According to the United Nations, “people with albinism face multiple forms of discrimination worldwide. Albinism is still profoundly misunderstood, socially and medically. The physical appearance of persons with albinism is often the object of erroneous beliefs and myths influenced by superstition, which foster their marginalization and social exclusion.”
Ayeni-Babaeko, worked closely with members of The Albino Foundation in Lagos. After in-depth interviews, insightful group discussions and gaining the trust of her subjects she began interpreting their reality through photographs which explore both the alienation and struggles experienced by persons with albinism, as well as celebrates their lives and achievements.
The work is truly at the intersection of art and social justice. “It’s easy to create a striking image of a person with albinism because of how unique they are” says Ayeni-Babaeko, indeed the finished products resonate with empathy, power, beauty and depth. At the same time however she concludes “My work is not there to make you feel good, its purpose is to trigger you to think and expand your knowledge.”
Sometimes the origin story for a piece of art is just as complex and interesting as the finished works themselves. In the case of “The girl with the blue scarf” the subject came to the studio wearing her blue scarf and inadvertently, by channelling Johannes Vermeer’s painting “Girl with a Pearl Earring” inspired Ayeni-Babaeko to draw inspiration from the great European works of art for the rest of the project.
“Swinging through life” the most technically sophisticated portrait on display, has the mood of the great impressionist Edgar Degas, with the lighting and the dancer and movement.

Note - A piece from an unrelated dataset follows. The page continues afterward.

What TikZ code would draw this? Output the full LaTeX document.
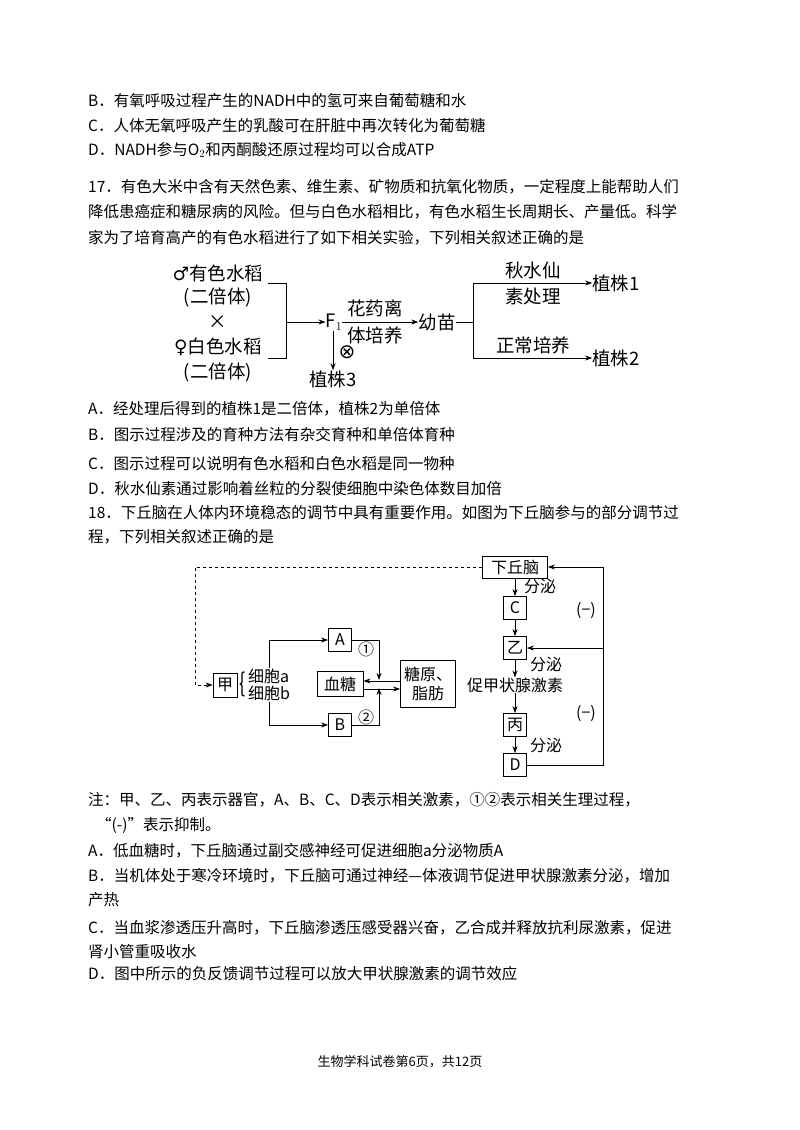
\documentclass[tikz,border=0pt]{standalone}
\usepackage{fontspec}
\setmainfont{Noto Sans CJK SC}
\newfontfamily\dejavu{DejaVu Sans}
\usetikzlibrary{arrows.meta}
\begin{document}
\begin{tikzpicture}[x=1pt,y=-1pt,
  txt/.style={anchor=west,inner sep=0,font=\fontsize{15.5}{16}\selectfont},
  lbl/.style={inner sep=0,font=\fontsize{18.5}{19}\selectfont},
  sl/.style={inner sep=0,font=\fontsize{16}{17}\selectfont},
  bx/.style={draw,line width=0.8pt,inner sep=0,font=\fontsize{16}{17}\selectfont},
  ar/.style={-{Stealth[length=7pt,width=5pt]},line width=0.8pt},
  ln/.style={line width=0.8pt}]
\useasboundingbox[fill=white] (0,0) rectangle (800,1130);
% text lines
\node[txt] (t1) at (88,101) {B．有氧呼吸过程产生的NADH中的氢可来自葡萄糖和水};
\node[txt] (t2) at (88,126) {C．人体无氧呼吸产生的乳酸可在肝脏中再次转化为葡萄糖};
\node[txt] (t3) at (88,150) {D．NADH参与O$_2$和丙酮酸还原过程均可以合成ATP};
\node[txt] (t4) at (88,187) {17．有色大米中含有天然色素、维生素、矿物质和抗氧化物质，一定程度上能帮助人们};
\node[txt] (t5) at (88,212) {降低患癌症和糖尿病的风险。但与白色水稻相比，有色水稻生长周期长、产量低。科学};
\node[txt] (t6) at (88,238) {家为了培育高产的有色水稻进行了如下相关实验，下列相关叙述正确的是};
\node[txt] (t7) at (88,409) {A．经处理后得到的植株1是二倍体，植株2为单倍体};
\node[txt] (t8) at (88,435) {B．图示过程涉及的育种方法有杂交育种和单倍体育种};
\node[txt] (t9) at (88,464) {C．图示过程可以说明有色水稻和白色水稻是同一物种};
\node[txt] (t10) at (88,489) {D．秋水仙素通过影响着丝粒的分裂使细胞中染色体数目加倍};
\node[txt] (t11) at (88,513) {18．下丘脑在人体内环境稳态的调节中具有重要作用。如图为下丘脑参与的部分调节过};
\node[txt] (t12) at (88,537) {程，下列相关叙述正确的是};
\node[txt] (t13) at (88,800) {注：甲、乙、丙表示器官，A、B、C、D表示相关激素，①②表示相关生理过程，};
\node[txt] (t14) at (96,825) {“(-)”表示抑制。};
\node[txt] (t15) at (88,851) {A．低血糖时，下丘脑通过副交感神经可促进细胞a分泌物质A};
\node[txt] (t16) at (88,876) {B．当机体处于寒冷环境时，下丘脑可通过神经—体液调节促进甲状腺激素分泌，增加};
\node[txt] (t17) at (88,900) {产热};
\node[txt] (t18) at (88,928) {C．当血浆渗透压升高时，下丘脑渗透压感受器兴奋，乙合成并释放抗利尿激素，促进};
\node[txt] (t19) at (88,952) {肾小管重吸收水};
\node[txt] (t20) at (88,974) {D．图中所示的负反馈调节过程可以放大甲状腺激素的调节效应};
\node[inner sep=0,font=\fontsize{13}{14}\selectfont] (ft) at (400,1062) {生物学科试卷第6页，共12页};
% diagram 1
\node[lbl] (p1) at (218,273) {{\dejavu ♂}有色水稻};
\node[lbl] (p2) at (218,297) {(二倍体)};
\node[lbl] (px) at (218,322) {×};
\node[lbl] (p3) at (218,347) {{\dejavu ♀}白色水稻};
\node[lbl] (p4) at (218,372) {(二倍体)};
\node[lbl] (f1) at (334,322) {F$_1$};
\node[lbl] (ym) at (437,322) {幼苗};
\node[lbl] (z1) at (616,283) {植株1};
\node[lbl] (z2) at (616,358) {植株2};
\node[lbl] (z3) at (333,379) {植株3};
\node[lbl] at (375,308) {花药离};
\node[lbl] at (375,335) {体培养};
\node[lbl] at (533,270) {秋水仙};
\node[lbl] at (533,296) {素处理};
\node[lbl] at (533,345) {正常培养};
\node[inner sep=0,font=\fontsize{20}{20}\selectfont] (ot) at (347,352) {\dejavu ⊗};
\coordinate (bt) at (286,283); \coordinate (bb) at (286,358);
\draw[ln] (268,283) -- (bt) -- (bb) -- (268,358);
\draw[ar] (286,322) -- (f1.west);
\draw[ar] (f1.east) -- (ym.west);
\draw[ln] (ym.east) -- (473,322);
\draw[ln] (473,283) -- (473,358);
\draw[ar] (473,283) -- (z1.west);
\draw[ar] (473,358) -- (z2.west);
\draw[ar] (333,331) -- (z3.north);
% diagram 2
\node[bx,minimum width=65pt,minimum height=22pt] (xq) at (515,567) {下丘脑};
\node[bx,minimum size=23pt] (C) at (515,608) {C};
\node[bx,minimum size=23pt] (Y) at (515,648) {乙};
\node[sl] (cj) at (515,685) {促甲状腺激素};
\node[bx,minimum size=23pt] (B3) at (515,725) {丙};
\node[bx,minimum size=23pt] (D) at (515,765) {D};
\node[sl] at (540,586) {分泌};
\node[sl] at (546,664) {分泌};
\node[sl] at (546,745) {分泌};
\node[sl] at (586,611) {(−)};
\node[sl] at (586,714) {(−)};
\draw[ar] (xq) -- (C);
\draw[ar] (C) -- (Y);
\draw[ar] (Y) -- (cj);
\draw[ar] (cj) -- (B3);
\draw[ar] (B3) -- (D);
\draw[ln] (D.east) -- (603,765) -- (603,567);
\draw[ar] (603,567) -- (xq.east);
\draw[ar] (603,648) -- (Y.east);
\node[bx,minimum size=24pt] (jia) at (225,685) {甲};
\draw[ar,dashed] (xq.west) -- (195,567) -- (195,685) -- (jia.west);
\node[inner sep=0,xscale=0.7,font=\fontsize{26}{26}\selectfont] (br) at (243,684) {\{};
\node[sl,anchor=west] (ca) at (248,676) {细胞a};
\node[sl,anchor=west] (cb) at (248,693) {细胞b};
\node[bx,minimum size=23pt] (A) at (340,640) {A};
\node[bx,minimum size=23pt] (Bb) at (340,725) {B};
\node[bx,minimum width=46pt,minimum height=25pt] (xt) at (340,684) {血糖};
\node[bx,minimum width=55pt,minimum height=47pt,align=center,font=\fontsize{16}{19}\selectfont] (ty) at (428,684) {糖原、\\脂肪};
\node[sl] at (366,649) {①};
\node[sl] at (366,717) {②};
\draw[ar] (269,668) -- (269,640) -- (A.west);
\draw[ar] (269,702) -- (269,725) -- (Bb.west);
\draw[ar] (A.east) -- (379,640) -- (379,680);
\draw[ar] (Bb.east) -- (379,725) -- (379,688);
\draw[ar] (ty.west |- 0,681) -- (xt.east |- 0,681);
\draw[ar] (xt.east |- 0,689) -- (ty.west |- 0,689);
\end{tikzpicture}
\end{document}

Finally, at the opposite end of the spectrum, is the portrait that was completed in ten minutes with no make up artist and a mother simply dressed in her own beautiful dress and head scarf clutching her precious children, her pride on display for all to see in “Mother with Daughters”.
This is the third collaboration between the artist and SMO Contemporary Art. Exhibition curator Sandra Mbanefo Obiago a foremost supporter of the “Art for Change “ movement added “As in her previous exhibitions, which have tackled issues such as the challenges survivors of breast cancer face, or photographing dancers performing within slums to highlight the needs of populations living in shantytowns, Ayeni-Babaeko’s amazing artistry is heightened by her commitment to social change and supporting marginalized communities,”
The project is further supported by International law firm Hogan Lovells who are committed to supporting important social issues.
White Ebony runs at Temple Muse from May 25th until July 19th, and a portion of the income from sales will go towards supporting people with albinism.